Bob Dylan played Ho Chi Minh City last night, and left out the peace anthems that made him famous during the Vietnam War. A spokesperson said Dylan had to submit his set list to the government ahead of time, just as he had when he played Beijing last week.
Bob Dylan: Sellout?
New York Times' columnist Maureen Dowd certainly thinks so:
Sean Wilentz, the Princeton professor who wrote "Bob Dylan in America," said that the Chinese were "trying to guard the audience from some figure who hasn't existed in 40 years. He's been frozen in aspic in 1963 but he's not the guy in the work shirt and blue jeans singing 'Masters of War.' "
Wilentz and Hajdu say you can't really censor Dylan because his songs are infused with subversion against all kinds of authority, except God. He's been hard on bosses, courts, pols and anyone corrupted by money and power.
Maybe the songwriter should reread some of his own lyrics: "I think you will find/When your death takes its toll/All the money you made/Will never buy back your soul."
It must be difficult to be an icon from the '60s, held dear and expected not to change by people who likely have.

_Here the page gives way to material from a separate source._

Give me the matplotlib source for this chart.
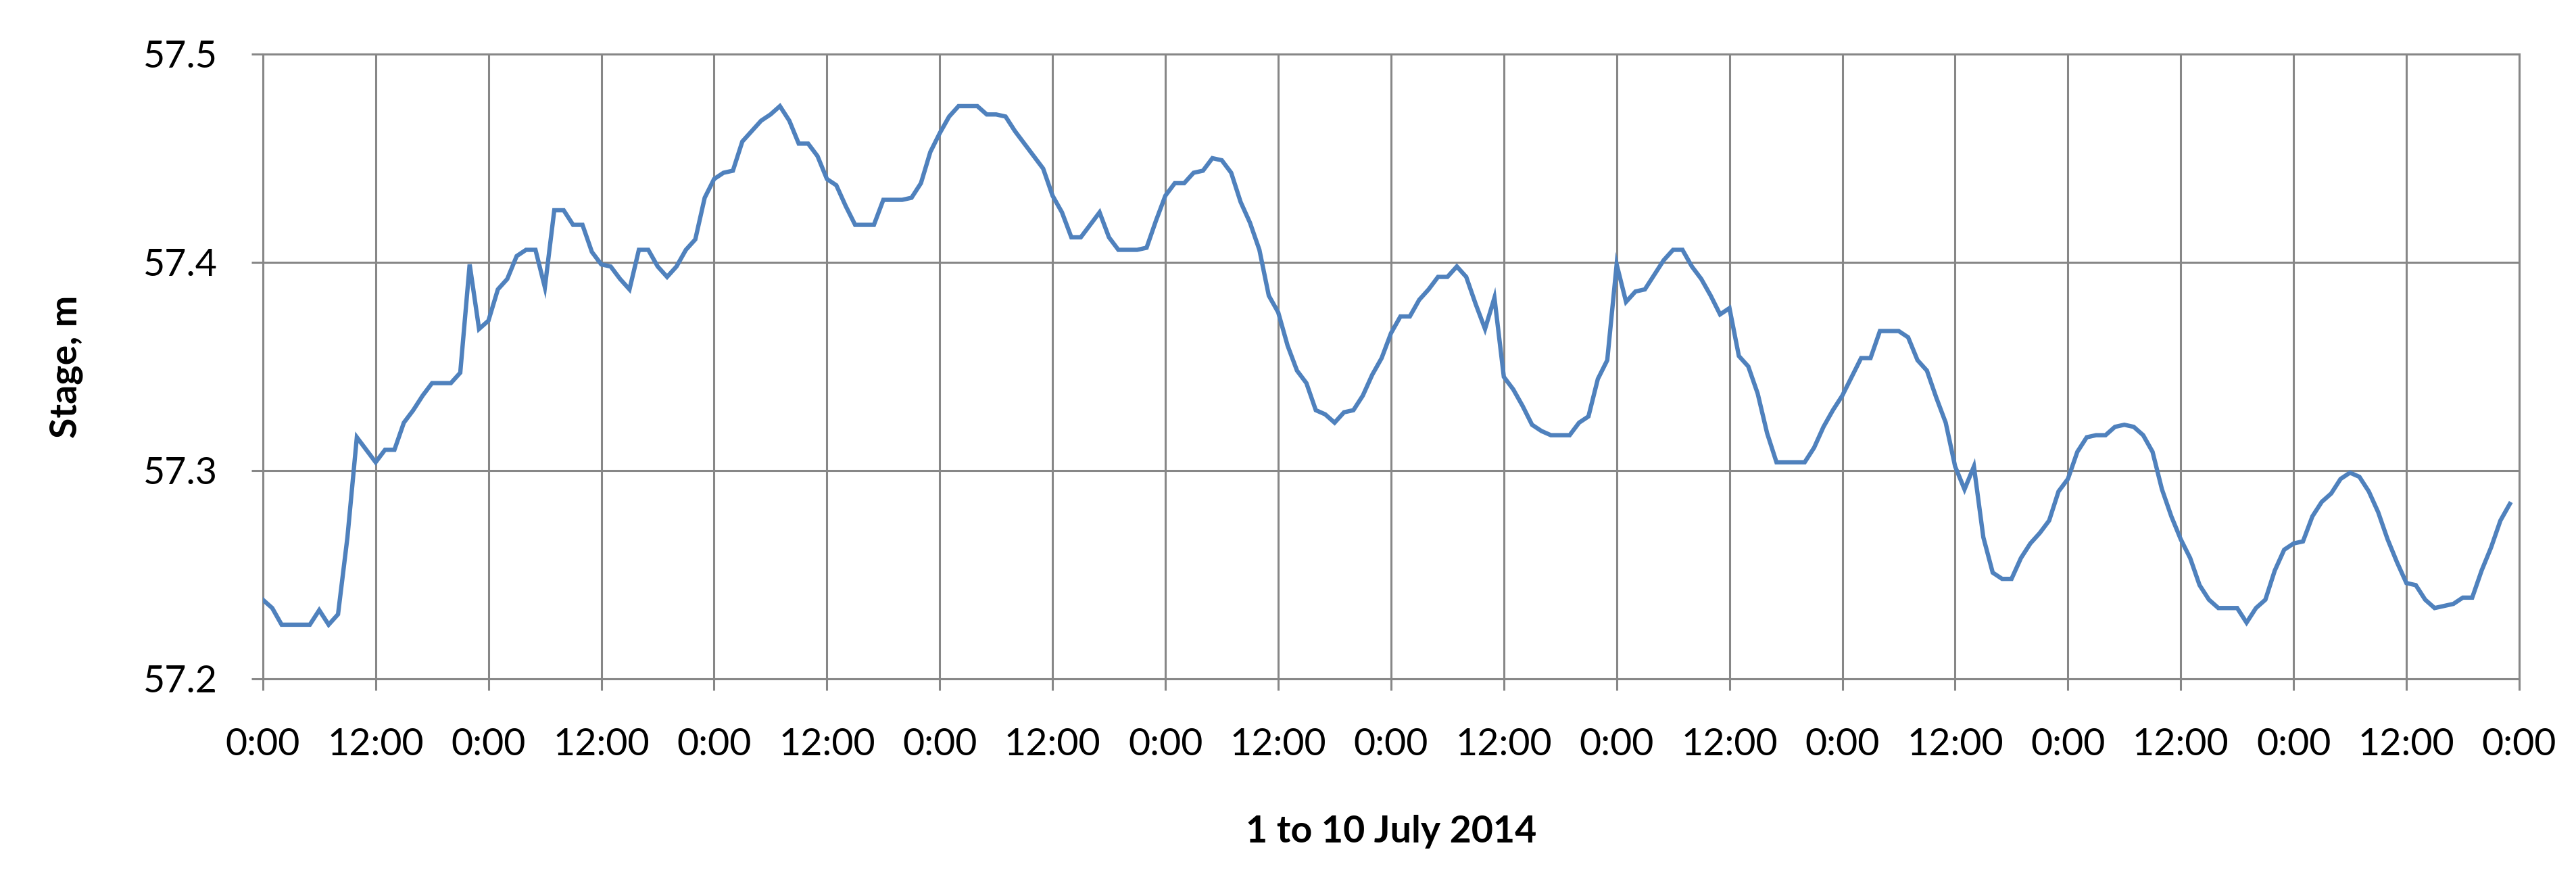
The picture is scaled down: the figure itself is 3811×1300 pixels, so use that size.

Here's last night's set list:
# Gonna Change My Way Of Thinking
# It Ain't Me, Babe
# Beyond Here Lies Nothin'
# Tangled Up In Blue
# Honest With Me
# Simple Twist Of Fate
# Tweedle Dee & Tweedle Dum
# Love Sick
# The Levee's Gonna Break
# A Hard Rain's A-Gonna Fall
# Highway 61 Revisited
# Spirit On The Water
# My Wife's Home Town
# Ballad Of A Thin Man
# Like A Rolling Stone
# All Along The Watchtower
# Forever Young
While disappointing, Dylan's behavior helps one to remember that great artists are not necessarily great people.

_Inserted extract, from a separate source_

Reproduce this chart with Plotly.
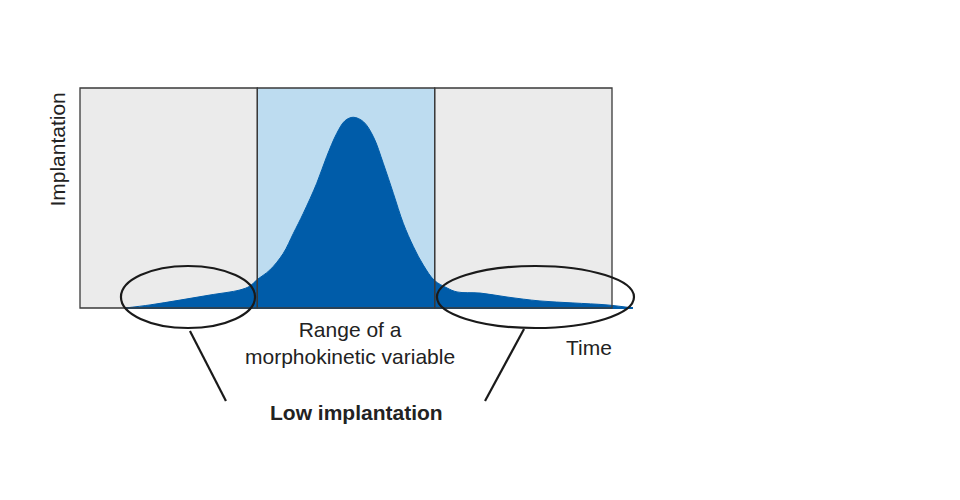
import plotly.graph_objects as go

# Data (time in units of region width, implantation 0..1)
time_vals = [0.254, 0.395, 0.564, 0.733, 0.902, 0.959, 0.996, 1.071, 1.146, 1.203, 1.259,
             1.335, 1.391, 1.448, 1.494, 1.541, 1.598, 1.654, 1.710, 1.767, 1.823,
             1.880, 1.936, 1.998, 2.070, 2.126, 2.256, 2.408, 2.594, 2.780, 2.972, 3.118]
impl_vals = [0.0, 0.014, 0.036, 0.059, 0.082, 0.10, 0.127, 0.173, 0.248, 0.339, 0.430,
             0.567, 0.688, 0.794, 0.851, 0.867, 0.847, 0.779, 0.658, 0.521, 0.385,
             0.279, 0.195, 0.126, 0.091, 0.073, 0.068, 0.05, 0.032, 0.023, 0.014, 0.0]
region_edges = [0, 1, 2, 3]
region_colors = ["#ebebeb", "#bddcf0", "#ebebeb"]
low_ellipses = [(0.231, 0.987), (2.013, 3.124)]

DARK = "#005ca9"
FONT = "Liberation Sans, Arial, sans-serif"
FS = 21

fig = go.Figure()

shapes = []
for i in range(3):
    shapes.append(dict(type="rect", xref="x", yref="y", x0=region_edges[i], x1=region_edges[i + 1],
                       y0=0, y1=1, fillcolor=region_colors[i], line=dict(width=0), layer="below"))

fig.add_trace(go.Scatter(x=time_vals, y=impl_vals, mode="lines",
                         line=dict(color=DARK, width=1, shape="spline", smoothing=1.0),
                         fill="tozeroy", fillcolor=DARK, hoverinfo="skip", showlegend=False))
# baseline
fig.add_trace(go.Scatter(x=[time_vals[0], time_vals[-1]], y=[0, 0], mode="lines",
                         line=dict(color=DARK, width=2), hoverinfo="skip", showlegend=False))

for i in range(3):
    shapes.append(dict(type="rect", xref="x", yref="y", x0=region_edges[i], x1=region_edges[i + 1],
                       y0=0, y1=1, line=dict(color="#3a3a3a", width=1.3),
                       fillcolor="rgba(0,0,0,0)", layer="above"))

for x0, x1 in low_ellipses:
    shapes.append(dict(type="circle", xref="x", yref="y", x0=x0, x1=x1, y0=-0.091, y1=0.191,
                       line=dict(color="#1a1a1a", width=2.2), layer="above"))

# leader lines
shapes.append(dict(type="line", xref="x", yref="y", x0=0.620, y0=-0.105, x1=0.823, y1=-0.423,
                   line=dict(color="#1a1a1a", width=2.2)))
shapes.append(dict(type="line", xref="x", yref="y", x0=2.504, y0=-0.095, x1=2.284, y1=-0.423,
                   line=dict(color="#1a1a1a", width=2.2)))

fig.update_layout(shapes=shapes)

ann = [
    dict(x=1.523, y=-0.159, text="Range of a<br>morphokinetic variable", showarrow=False,
         font=dict(family=FONT, size=FS, color="#222"), yanchor="middle", align="center"),
    dict(x=2.87, y=-0.18, text="Time", showarrow=False, font=dict(family=FONT, size=FS, color="#222")),
    dict(x=1.562, y=-0.473, text="<b>Low implantation</b>", showarrow=False,
         font=dict(family=FONT, size=FS, color="#222")),
    dict(x=-0.124, y=0.72, text="Implantation", showarrow=False, textangle=-90,
         font=dict(family=FONT, size=FS, color="#222")),
]
fig.update_layout(annotations=ann)

# page body has an 8px margin; compensate so marks land where the reference has them
fig.update_xaxes(range=[-72 / 177.333, 888 / 177.333], visible=False, fixedrange=True)
fig.update_yaxes(range=[-200 / 220, 300 / 220], visible=False, fixedrange=True)
fig.update_layout(width=960, height=500, margin=dict(l=0, r=0, t=0, b=0),
                  plot_bgcolor="white", paper_bgcolor="white")

fig.write_html("out.html")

Maureen Dowd displayed her ignorance of both Bob Dylan's repertoire and subversive politics. In his Beijing show, Dylan performed "Ballad of a Thin Man" followed by "All Along the Watchtower," both of which are quite revolutionary. "The Times They Are A Changing" was also included in the Beijing set. The Shanghai set included "Desolation Row." The reports I've read of the China shows indicate that Dylan performed "Gonna Change My Way Of Thinking" (look up the lyrics; especially the first verse) -- heavy apocalyptic Christian overtones and all -- as the opener for the Beijing and Shanghai shows. If you want accurate criticism from an American journalist, James Fallows's piece for The Atlantic (http://www.theatlantic.com/international/archive/2011/04/dylan-dowd-and-china-did-bob-really-sell-out/237055/) is the only thing I've seen even remotely worth your time.

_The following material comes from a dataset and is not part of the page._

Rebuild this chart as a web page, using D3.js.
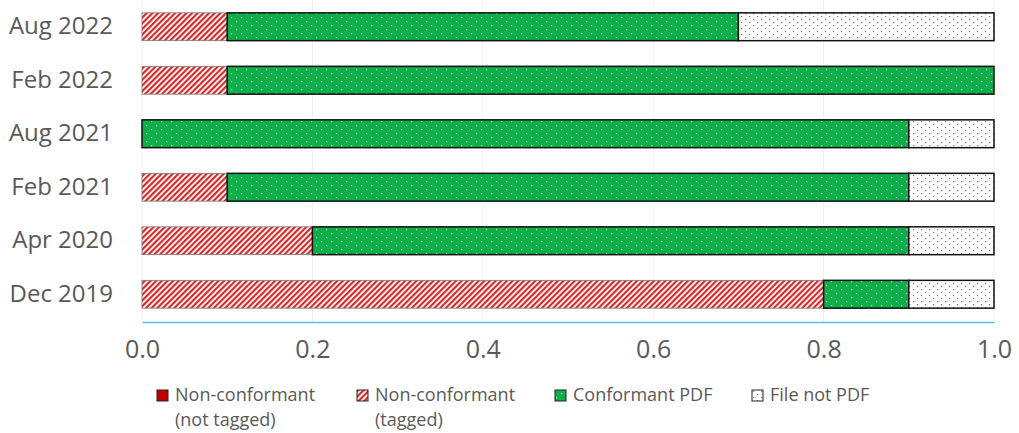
<!DOCTYPE html>
<html><head><meta charset="utf-8">
<script src="https://cdn.jsdelivr.net/npm/d3@7"></script>
<style>body{margin:0;background:#fff}svg{display:block}text{font-family:"Open Sans",sans-serif;fill:#595959}</style>
</head><body>
<script>
const categories = ["Aug 2022","Feb 2022","Aug 2021","Feb 2021","Apr 2020","Dec 2019"];
const seriesNames = ["Non-conformant (not tagged)","Non-conformant (tagged)","Conformant PDF","File not PDF"];
const notTagged = [0,0,0,0,0,0];
const tagged = [0.1,0.1,0,0.1,0.2,0.8];
const conformant = [0.6,0.9,0.9,0.8,0.7,0.1];
const notPdf = [0.3,0,0.1,0.1,0.1,0.1];
const xTicks = [0,0.2,0.4,0.6,0.8,1.0];
const legendLines = [["Non-conformant","(not tagged)"],["Non-conformant","(tagged)"],["Conformant PDF"],["File not PDF"]];

const W=1019,H=433;
const svg=d3.select("body").append("svg").attr("width",W).attr("height",H);
const defs=svg.append("defs");
// hatch
const ph=defs.append("pattern").attr("id","hatch").attr("patternUnits","userSpaceOnUse").attr("width",4).attr("height",4).attr("patternTransform","rotate(45)");
ph.append("rect").attr("width",4).attr("height",4).attr("fill","#fff");
ph.append("rect").attr("width",2.2).attr("height",4).attr("fill","#d42a2a");
// green dots
const pg=defs.append("pattern").attr("id","gdots").attr("patternUnits","userSpaceOnUse").attr("width",10).attr("height",8);
pg.append("rect").attr("width",10).attr("height",8).attr("fill","#0fae4a");
pg.append("rect").attr("x",1).attr("y",1).attr("width",1.2).attr("height",1.2).attr("fill","#a8e4bc");
pg.append("rect").attr("x",6).attr("y",5).attr("width",1.2).attr("height",1.2).attr("fill","#a8e4bc");
// white dots
const pw=defs.append("pattern").attr("id","wdots").attr("patternUnits","userSpaceOnUse").attr("width",8).attr("height",6);
pw.append("rect").attr("width",8).attr("height",6).attr("fill","#fff");
pw.append("rect").attr("x",1).attr("y",1).attr("width",1.2).attr("height",1.2).attr("fill","#777");
pw.append("rect").attr("x",5).attr("y",4).attr("width",1.2).attr("height",1.2).attr("fill","#777");

const fills=["#c00000","url(#hatch)","url(#gdots)","url(#wdots)"];
const strokes=["#222","#777","#111","#111"];
const x=d3.scaleLinear().domain([0,1]).range([142,994]);
const y=d3.scaleBand().domain(categories).range([0,321]).paddingInner(0.48).paddingOuter(0.24);

// gridlines
svg.append("g").selectAll("line").data(xTicks).join("line")
 .attr("x1",d=>x(d)).attr("x2",d=>x(d)).attr("y1",0).attr("y2",321)
 .attr("stroke","#f0f0f0").attr("stroke-width",1);

const rows=categories.map((c,i)=>({c,vals:[notTagged[i],tagged[i],conformant[i],notPdf[i]]}));
const g=svg.append("g");
rows.forEach(r=>{
  let acc=0;
  r.vals.forEach((v,k)=>{
    if(v>0){
      g.append("rect").attr("x",x(acc)).attr("y",y(r.c)).attr("width",x(acc+v)-x(acc)).attr("height",y.bandwidth())
       .attr("fill",fills[k]).attr("stroke",strokes[k]).attr("stroke-width",k===1?0.8:1.5);
    }
    acc+=v;
  });
});

// x axis
const xa=svg.append("g").attr("transform","translate(0,322)").call(d3.axisBottom(x).tickValues(xTicks).tickFormat(d3.format(".1f")).tickSize(0).tickPadding(18));
xa.select(".domain").attr("stroke","#4dc3f0").attr("stroke-width",1.5);
xa.selectAll("text").attr("font-size",25).attr("fill","#595959").attr("font-family","Open Sans");

// y labels
const ya=svg.append("g").attr("transform","translate(142,0)").call(d3.axisLeft(y).tickSize(0).tickPadding(29));
ya.select(".domain").remove();
ya.selectAll("text").attr("font-size",24).attr("fill","#404040").attr("font-family","Open Sans");

// legend
const lx=[157,357,555,752];
const lg=svg.append("g");
seriesNames.forEach((n,k)=>{
  lg.append("rect").attr("x",lx[k]).attr("y",390).attr("width",11).attr("height",11).attr("fill",fills[k]).attr("stroke","#222").attr("stroke-width",1);
  const t=lg.append("text").attr("x",lx[k]+18).attr("y",401).attr("font-size",18).attr("fill","#595959");
  legendLines[k].forEach((ln,j)=>t.append("tspan").attr("x",lx[k]+18).attr("y",401+j*25).text(ln));
});
</script>
</body></html>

I read the article on The Atlantic that did a good job of critiquing Dowd's one-sided take on Dylan's performance in China, and it seems like it could be just as easily applied to his performance in Hanoi. His "protest" songs are not limited to only a handful of overtly subversive tunes. Many of his songs are powerful anti-x, be it militarism, authoritarianism, or corruption (amongst others).
I was pretty surprised that the Dylan show in China was the subject she chose in the limited space of two columns a week. I couldn't understand why she wrote about this at all.
Dear Michael and Skyler -
Thanks for the Atlantic piece and well-stated opinions.
And here I thought that I had the opportunity to use the term "sycophant" twice in one day :-)
Perhaps I won't throw in the towel on one of my favorite "icons from the '60s" quite yet :-)
Dear Suzanne -
Perhaps Dowd was using the 60's icon Dylan as a foil to point out the crimes of the Chinese regime, and the US' acquiescence in those crimes by our not doing more to stop them, because of our economic dependence.
Our maybe she just hates Dylan :-)
I didn't realize people still read Maureen Dowd.
There should be no question as to whether Bob Dylan is a sell out. His music has been in commercials for decades.